Toolkit Provides “Clear Guide” for Anti-Trafficking Community

Albania_Toolkit-150x150 A toolkit developed under USAID’s Coordinated Action Against Human Trafficking (CAAHT) project promises to help local partners continue the struggle against trafficking in human beings.

The Albania Initiative: Coordinated Action Against Human Trafficking’s fifth and final conference on September 16th unveiled the Toolkit of Good Practices to Counter Human Trafficking. It was delivered to more than 350 government and civil society anti-trafficking actors from around the nation, capturing key lessons from the project. “The challenge remains today, and becomes even more critical… While the program will end, traffickers will not voluntarily abandon their criminal behaviors,” said USAID/Albania Mission Director, Roberta Mahoney.
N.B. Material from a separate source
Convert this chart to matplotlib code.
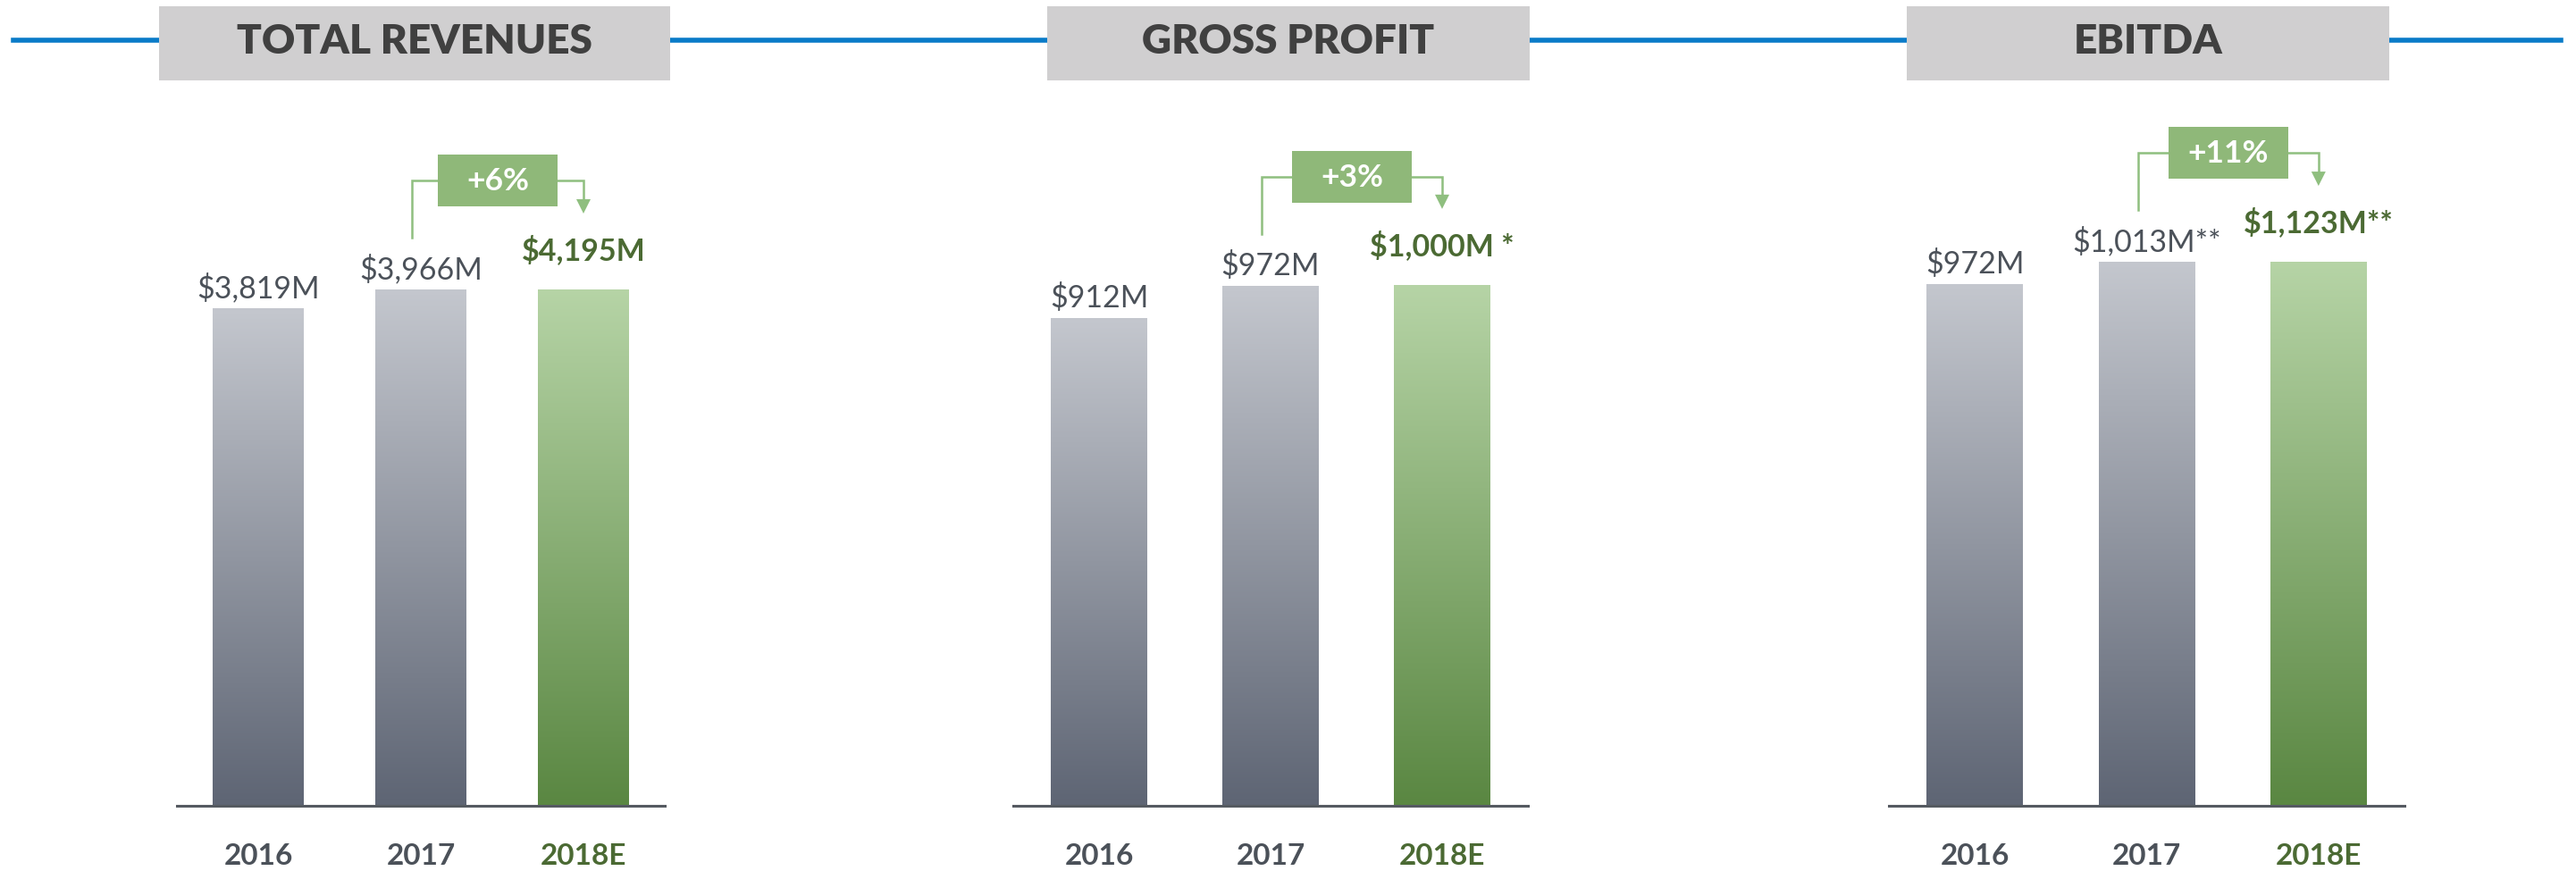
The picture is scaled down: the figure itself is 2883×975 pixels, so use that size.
import numpy as np
import matplotlib
matplotlib.use("Agg")
import matplotlib.pyplot as plt
from matplotlib.colors import LinearSegmentedColormap
from matplotlib.patches import Rectangle, Polygon
from matplotlib.lines import Line2D

# data
years = ["2016", "2017", "2018E"]
titles = ["TOTAL REVENUES", "GROSS PROFIT", "EBITDA"]

revenue_labels = ["$3,819M", "$3,966M", "$4,195M"]
gross_labels = ["$912M", "$972M", "$1,000M *"]
ebitda_labels = ["$972M", "$1,013M**", "$1,123M**"]

# bar heights as drawn (the 2018E bar is drawn level with 2017 in the source)
revenue_bars = [3819, 3966, 3966]
gross_bars = [912, 972, 974]
ebitda_bars = [972, 1013, 1013]

growth = ["+6%", "+3%", "+11%"]

labels_all = [revenue_labels, gross_labels, ebitda_labels]
bars_all = [revenue_bars, gross_bars, ebitda_bars]

# layout in pixels (figure is 2883 x 975)
W, H = 2883, 975
DPI = 100
FONT = "Lato"
base_y = 901.5                       # baseline, px from top
axes_px = [(198, 744), (1134, 1710), (2114, 2691)]
title_boxes = [(178, 750), (1172, 1712), (2134, 2674)]
ymax = [6191, 1507, 1501]

GRAY_TXT = "#4b5159"
GREEN_TXT = "#4b6a33"
gray_cmap = LinearSegmentedColormap.from_list("g", ["#5e6574", "#c4c7ce"])
green_cmap = LinearSegmentedColormap.from_list("gr", ["#5a8742", "#b6d4a6"])

fig = plt.figure(figsize=(W / DPI, H / DPI), dpi=DPI)

# blue rule across the top
fig.add_artist(Line2D([15 / W, 2866 / W], [1 - 45 / H, 1 - 45 / H],
                      color="#0a7bc8", lw=4, zorder=1))

for k in range(3):
    # title box
    bx0, bx1 = title_boxes[k]
    fig.add_artist(Rectangle((bx0 / W, 1 - 90 / H), (bx1 - bx0) / W, 83 / H,
                             transform=fig.transFigure, facecolor="#d0cfd0",
                             edgecolor="none", zorder=2))
    fig.text((bx0 + bx1) / 2 / W, 1 - 60 / H, titles[k], ha="center",
             va="baseline", fontsize=33, fontweight="heavy", color="#404040",
             family=FONT, zorder=3)

    x0, x1 = axes_px[k]
    ax = fig.add_axes([x0 / W, 1 - base_y / H, (x1 - x0) / W, base_y / H])
    ax.set_xlim(-0.5, 2.5)
    ax.set_ylim(0, ymax[k])
    ax.patch.set_visible(False)
    for s in ["top", "left", "right"]:
        ax.spines[s].set_visible(False)
    ax.spines["bottom"].set_color("#555a61")
    ax.spines["bottom"].set_linewidth(2.2)
    ax.spines["bottom"].set_zorder(5)
    ax.set_xticks([])
    ax.set_yticks([])

    # pixel -> data helpers
    dy = ymax[k] / base_y
    dx = 3.0 / (x1 - x0)

    vals = bars_all[k]
    labs = labels_all[k]
    bars = ax.bar(range(3), vals, width=0.56, color="none", edgecolor="none")
    grad = np.linspace(0, 1, 256).reshape(-1, 1)
    for i, b in enumerate(bars):
        cm = green_cmap if i == 2 else gray_cmap
        im = ax.imshow(grad, cmap=cm, origin="lower", aspect="auto",
                       extent=(b.get_x(), b.get_x() + b.get_width(), 0, b.get_height()),
                       zorder=2)
        im.set_clip_path(b)
        if i == 2:
            ax.text(i, vals[i] + 33 * dy, labs[i], ha="center", va="baseline",
                    fontsize=24.5, fontweight="bold", color=GREEN_TXT, family=FONT)
        else:
            ax.text(i, vals[i] + 12 * dy, labs[i], ha="center", va="baseline",
                    fontsize=24.5, color=GRAY_TXT, family=FONT)
        ax.text(i, -66.5 * dy, years[i], ha="center", va="baseline",
                fontsize=24, fontweight="bold",
                color=GREEN_TXT if i == 2 else GRAY_TXT, family=FONT, clip_on=False)
    ax.set_xlim(-0.5, 2.5)
    ax.set_ylim(0, ymax[k])

    # growth bracket from 2017 to 2018E
    xl = 1 - 10 * dx
    xr = 2
    yh = vals[1] + 122 * dy
    yb = vals[1] + 58 * dy
    tip = vals[2] + 85 * dy
    head = 16 * dy
    lc = "#8fbf7f"
    ax.plot([xl, xl, xr, xr], [yb, yh, yh, tip + head], color=lc, lw=1.8,
            solid_joinstyle="miter", clip_on=False, zorder=3)
    ax.add_patch(Polygon([(xr - 8 * dx, tip + head), (xr + 8 * dx, tip + head), (xr, tip)],
                         closed=True, facecolor=lc, edgecolor="none", clip_on=False, zorder=3))
    xm = (xl + xr) / 2
    ax.add_patch(Rectangle((xm - 67 * dx, yh - 29 * dy), 134 * dx, 58 * dy,
                           facecolor="#8fb879", edgecolor="none", clip_on=False, zorder=4))
    ax.text(xm, yh - 11 * dy, growth[k], ha="center", va="baseline", fontsize=25.5,
            fontweight="bold", color="white", family=FONT, zorder=5)

fig.savefig("out.png", dpi=DPI)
The Toolkit highlights the many activities conducted by civil society organizations across Albania supported with USAID grant funds. The Toolkit includes a 25-minute video and written materials that present proven techniques and methodologies from the project. “[The Toolkit] is a clear guide for the daily work and continuing activities carried out by the anti-trafficking community,” said Arian Çala, Executive Director of Another Vision, a longtime CAAHT partner.

More than 2,100 government and 210 civil society actors were trained in anti-trafficking and management skills through conferences, technical training workshops and capacity building by CAAHT staff for local partners.

“The Toolkit captures good principles and broad strokes of good ideas,” said Sarah Stephens, Creative Associates’ Chief of Party for the project during its six years of implementation. “ Stephens underscored the need for continued engagement by Albanians, saying “Despite an elaborated national anti-trafficking strategy, much of it remains on paper. There is insufficient political and administrative will to encourage government employees to recognize their responsibilities as outlined in the national anti-trafficking strategies. Government entities have yet to ensure adequate budgeting for activities. This is where the fragility remains at the close of the program,” said Stephens.